Words and Photos by Olivia Schroeder
The house is full of sand. If it weren’t for the highly effective outdoor shower, I’d be sliding in a layer of it. We’ve been at the beach all day, yet neither my hubby nor I have gotten to surf. I am the happiest I’ve ever been and probably ever will be. I feel like my whole life on this coast has been leading up to this moment…
All those years in high school of driving west, getting salty no matter what the conditions, just because we could. Those early years in Newport of working as a park ranger so I could be on the ocean at all times. All the days and nights spent on the beach, in the water, around campfires, getting to know the community that has lived and surfed here forever. Ceaselessly getting schooled by the veterans on what craft I’m using, how to use it better, and how to follow the unspoken guidelines of the lineup. All the beatings, the waves ridden, the lessons learned…leading up to this consequential moment, this blissful opportunity of sharing surfing with my children.
No doubt about it, being a beginning surfer on the Oregon Coast is brutal, no matter what age you are. But what if it’s all you’ve ever known? The first time we took Layla on a surfboard (far enough out to catch a nice ride) she was 2 years old. It was a quick experience, which included an elated ride and a swift, earth shattering wipeout. Needless to say, after the brain freeze and total immersion she experienced the first time around, it was a couple years before she got back in the waves. For the next attempt, I took her for a ride on an SUP. She perched on the nose of the board, and we paddled out to some small waves in the cove at Otter Rock. I kept it to myself, but I was terrified. A stand up paddle board is a lot to handle in the waves by myself, let alone with my 4 year old on board with me. But she had obliged to go, we were in our wet suits at the water’s edge, and I had carried that heavy board down the stairs! There was no going back. The first wave we caught, she screamed with joy the whole way. It was a green wave, we got a few turns in and rode it all the way to shore, ending up in the channel poised to paddle out for another. SHE WAS STOKED. I think she decided there and then that if this is what was surfing was like, she was doing it. “I want to get 5 waves, Mom!” So that became our goal for the session. We had almost filled our quota when I paddled for what I thought would be our last wave. We didn’t make it, and were a bit inside from the try, when a set came in. We couldn’t get outside quick enough, and took the first wave of the set on the head. Layla got separated from me and the board, and when I emerged from underwater I could see she was out of my reach. Another wave was upon us and we got dunked again. Although she had her pink shark-fin life jacket on, and was already a strong swimmer, I was scared to death. Thankfully, after those two waves, we were able to swim to one another and get back up on the board in time to take the next wave in. We both knew we weren’t going to get our fifth wave that day, but we didn’t care. We washed up on the shore, and I held her in my arms as she sobbed and sobbed for what felt like forever. When the crying was over, I assured her that she didn’t have to do that again if she didn’t want to. To my surprise, she told me she DID want to do it again. “Just not again today”, she said.

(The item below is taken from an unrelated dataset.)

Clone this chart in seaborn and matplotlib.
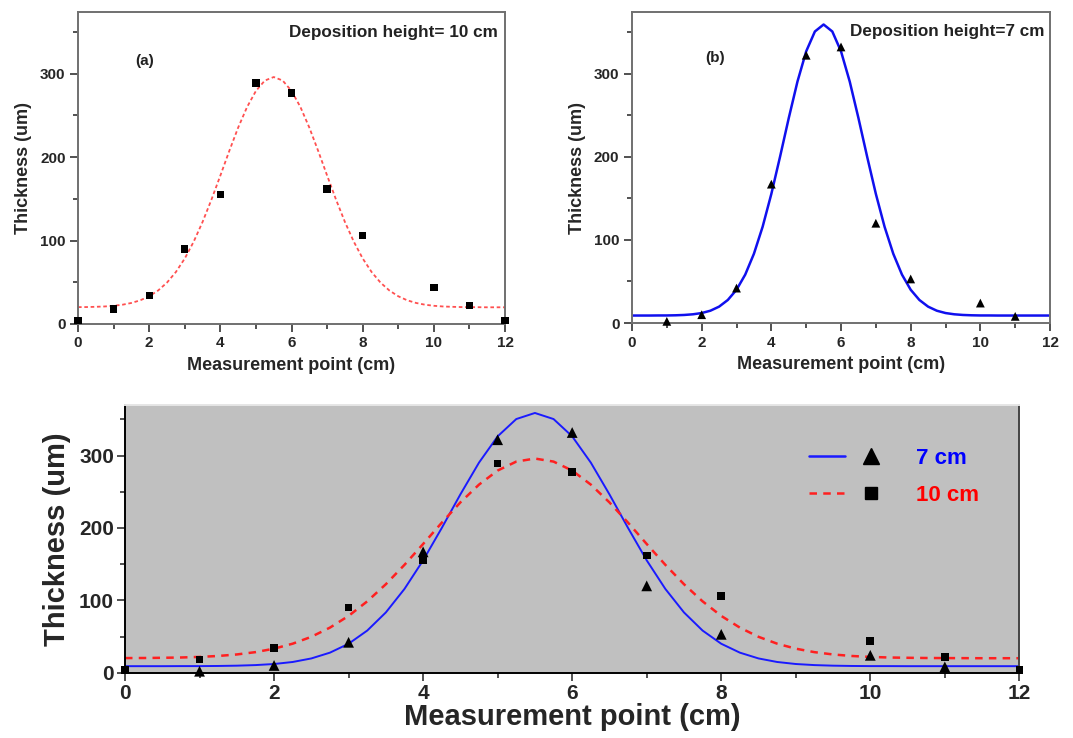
import numpy as np
import pandas as pd
import matplotlib
matplotlib.use("Agg")
import matplotlib.pyplot as plt
import seaborn as sns
from matplotlib.lines import Line2D
from matplotlib.legend_handler import HandlerTuple
from matplotlib.ticker import MultipleLocator

sns.set_style("white")
plt.rcParams["font.family"] = ["Liberation Sans", "DejaVu Sans"]
plt.rcParams["font.weight"] = "bold"

# measured points, deposition height 10 cm (squares)
pos_10 = [0, 1, 2, 3, 4, 5, 6, 7, 8, 10, 11, 12]
thk_10 = [4, 18, 34, 90, 155, 289, 277, 162, 106, 44, 22, 4]

# measured points, deposition height 7 cm (triangles)
pos_7 = [1, 2, 3, 4, 5, 6, 7, 8, 10, 11]
thk_7 = [2, 10, 42, 167, 322, 332, 120, 53, 24, 8]

# fitted curves every 0.25 cm
fit_x = [i * 0.25 for i in range(49)]
fit_10 = [20.2, 20.3, 20.6, 21.0, 21.8, 23.1, 25.2, 28.4, 33.2, 40.1, 49.6, 62.3,
          78.5, 98.6, 122.3, 149.1, 177.9, 207.3, 235.4, 260.0, 279.4, 291.8, 296.0,
          291.8, 279.4, 260.0, 235.4, 207.3, 177.9, 149.1, 122.3, 98.6, 78.5, 62.3,
          49.6, 40.1, 33.2, 28.4, 25.2, 23.1, 21.8, 21.0, 20.6, 20.3, 20.2, 20.1,
          20.0, 20.0, 20.0]
fit_7 = [9.0, 9.0, 9.0, 9.1, 9.1, 9.3, 9.7, 10.5, 12.0, 14.8, 19.7, 27.7,
         40.0, 58.2, 83.3, 115.8, 155.3, 200.0, 246.5, 290.4, 326.7, 350.6, 359.0,
         350.6, 326.7, 290.4, 246.5, 200.0, 155.3, 115.8, 83.3, 58.2, 40.0, 27.7,
         19.7, 14.8, 12.0, 10.5, 9.7, 9.3, 9.1, 9.1, 9.0, 9.0, 9.0, 9.0,
         9.0, 9.0, 9.0]

fig = plt.figure(figsize=(10.73, 7.38), dpi=100)
ax_a = fig.add_axes([0.0727, 0.561, 0.398, 0.4228])
ax_b = fig.add_axes([0.589, 0.5623, 0.3896, 0.4214])
ax_c = fig.add_axes([0.1165, 0.0885, 0.8335, 0.3627])


def style_axes(ax, tick_size, label_size, ymax, frame="#707070", xpad=5, tpad=3):
    ax.set_xlim(0, 12)
    ax.set_ylim(0, ymax)
    ax.xaxis.set_major_locator(MultipleLocator(2))
    ax.xaxis.set_minor_locator(MultipleLocator(1))
    ax.yaxis.set_major_locator(MultipleLocator(100))
    ax.yaxis.set_minor_locator(MultipleLocator(50))
    ax.tick_params(which="both", direction="out", bottom=True, left=True,
                   top=False, right=False, color="#333333", width=1.2)
    ax.tick_params(which="major", length=6, labelsize=tick_size, pad=tpad)
    ax.tick_params(which="minor", length=3.5)
    for lbl in ax.get_xticklabels() + ax.get_yticklabels():
        lbl.set_fontweight("bold")
    for s in ax.spines.values():
        s.set_color(frame)
        s.set_linewidth(1.4)
    ax.set_xlabel("Measurement point (cm)", fontsize=label_size, fontweight="bold", labelpad=xpad)
    ax.set_ylabel("Thickness (um)", fontsize=label_size, fontweight="bold", labelpad=6)


# (a) 10 cm
sns.lineplot(x=fit_x, y=fit_10, ax=ax_a, color="#ff5050", linestyle=(0, (2, 1.5)), linewidth=1.3)
sns.scatterplot(x=pos_10, y=thk_10, ax=ax_a, marker="s", color="black", s=28,
                edgecolor="none", clip_on=False, zorder=5)
style_axes(ax_a, 11, 13, 374)
ax_a.text(0.984, 0.933, "Deposition height= 10 cm", transform=ax_a.transAxes,
          ha="right", va="center", fontsize=12.3, fontweight="bold", color="#222222")
ax_a.text(0.157, 0.843, "(a)", transform=ax_a.transAxes, ha="center", va="center",
          fontsize=11, fontweight="bold", color="#222222")

# (b) 7 cm
sns.lineplot(x=fit_x, y=fit_7, ax=ax_b, color="#1010ee", linewidth=1.8)
sns.scatterplot(x=pos_7, y=thk_7, ax=ax_b, marker="^", color="black", s=40,
                edgecolor="none", clip_on=False, zorder=5)
style_axes(ax_b, 11, 13, 374)
ax_b.text(0.986, 0.936, "Deposition height=7 cm", transform=ax_b.transAxes,
          ha="right", va="center", fontsize=12.3, fontweight="bold", color="#222222")
ax_b.text(0.199, 0.852, "(b)", transform=ax_b.transAxes, ha="center", va="center",
          fontsize=11, fontweight="bold", color="#222222")

# combined panel
ax_c.set_facecolor("#c0c0c0")
sns.lineplot(x=fit_x, y=fit_7, ax=ax_c, color="#1a1aff", linewidth=1.4)
sns.lineplot(x=fit_x, y=fit_10, ax=ax_c, color="#ff2020", linestyle=(0, (3, 2.5)), linewidth=1.8)
sns.scatterplot(x=pos_7, y=thk_7, ax=ax_c, marker="^", color="black", s=60,
                edgecolor="none", clip_on=False, zorder=5)
sns.scatterplot(x=pos_10, y=thk_10, ax=ax_c, marker="s", color="black", s=30,
                edgecolor="none", clip_on=False, zorder=5)
style_axes(ax_c, 15, 21, 370, frame="black", xpad=0, tpad=2)
ax_c.spines["top"].set_color("#e6e6e6")
ax_c.spines["right"].set_color("#444444")

h7 = (Line2D([], [], color="#1a1aff", linewidth=1.8),
      Line2D([], [], color="black", marker="^", linestyle="none", markersize=12))
h10 = (Line2D([], [], color="#ff2020", linewidth=1.8, linestyle=(0, (3, 2.5))),
       Line2D([], [], color="black", marker="s", linestyle="none", markersize=9))
leg = ax_c.legend(handles=[h7, h10], labels=["7 cm", "10 cm"],
                  handler_map={tuple: HandlerTuple(ndivide=2, pad=0.4)},
                  loc="center left", bbox_to_anchor=(0.765, 0.731), frameon=False,
                  fontsize=16, handlelength=3.6, handletextpad=1.2, labelspacing=0.7,
                  borderpad=0, borderaxespad=0)
for txt, c in zip(leg.get_texts(), ["#0000ff", "#ff0000"]):
    txt.set_color(c)
    txt.set_fontweight("bold")

fig.savefig("out.png", dpi=100, facecolor="white")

Since then, and more often with each passing year, when the ocean permits, Layla is usually up for a surf. She doesn’t want to be in the white water; She wants to catch a clean green wave. She doesn’t want to ride a longboard; She wants to ride the Biscuit. For a while her goal was to get barreled, but now it’s to get a nice shoulder and make some turns. Paired with her participation in swim team, surfing has helped immensely in her strength, courage, persistence, and development of a unique sense of self. We haven’t pushed our son, Sol, to surf like we did with Layla, but recently at almost 5, he has developed his own stoke for it.
Spending days at the beach with my family is the sweetest experience I’ve known. Even though it means more time putting on and peeling off wetsuits than ever before, more time standing, pushing, and swimming in the waves rather than riding them, and more time encouraging and nurturing my kids’ relationship with the ocean than my own, I wouldn’t have it any other way. As Martin Luther King Jr. said, ‘We all have to decide whether we will walk in the light of creative altruism or the darkness of destructive selfishness. Life’s most persistent and nagging questions is, what are you doing for others?’. I’d like to think I’m giving my kids the gift of a childhood spent on the beach and in the waves…and perhaps, one day, in the barrel.